When Aurelian was seen to have accepted the challenge, Zenobia’s propaganda attempted a last minute compromise: her coins give her son his old titles only, and show Aurelian on the other side. But it was too late for such diplomacy, for Aurelian, proclaiming himself Restorer of the East, recaptured Asia Minor and Egypt, and defeated the queen’s leading general outside Antioch and Emesa. Palmyra itself fell to him, rebelled, and fell again. Zenobia, together with Tetricus (the last breakaway ruler of the west), was kept to walk in golden chains in Aurelian’s Triumph. Her city was devastated. To the inconvenience of Rome, which now had to do the work of the caravan police, Palmyra relapsed into the desert village it once had been, until Diocletian made it into a Roman palace city (p. 104).

Between the years 266 and 274 the Roman empire had been divided into three independent parts, with separate rulers at Augusta Trevirorum in the west and Palmyra in the east, while the metropolitan emperor controlled only what lay between the two. Although the western and eastern rulers made contributions to external defence, their threat to the central power seemed to Aurelian, even at a time when every effort was needed on the frontiers, to necessitate his expensive expeditions, first against Zenobia and then against Tetricus.
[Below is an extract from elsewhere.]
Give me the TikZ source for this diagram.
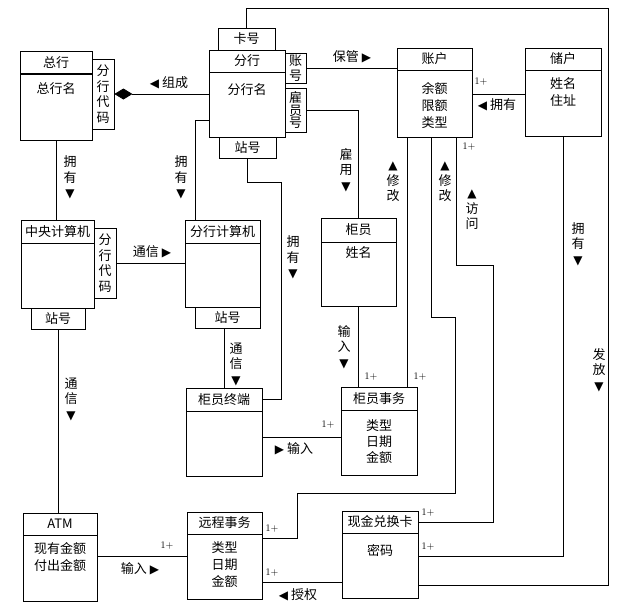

When reunification had with great difficulty been achieved, he at last set out against Persia, which had fortunately been suffering from internal dissensions and therefore did little to help Zenobia. But on the way, like so many before and after him, he succumbed to the dagger of an assassin.

There had been many rebellions and usurpations before, and they continued, particularly in Egypt where Greek or Hellenized writers had long been attacking Rome’s injustice, tyranny, avarice, weakness and bad government, calling its emperors uncultured, lecherous Jew-lovers.15 But in many other provinces, too – and often without any such anti-Roman overtones – similar accounts of subversions and fleeting imperial aspirations could be recorded. Few territories were without their own splinter movements and candidates for the throne. This chaotic, anarchic situation, which Diocletian sought to prevent by doubling the number of provinces and multiplying official emperors (p. 68), was a paralysing handicap the Roman government had to suffer inside its frontiers, while simultaneously facing outwards in order to shoulder the massive and ever-increasing burden of the military activity conceived necessary in the interests of imperial defence.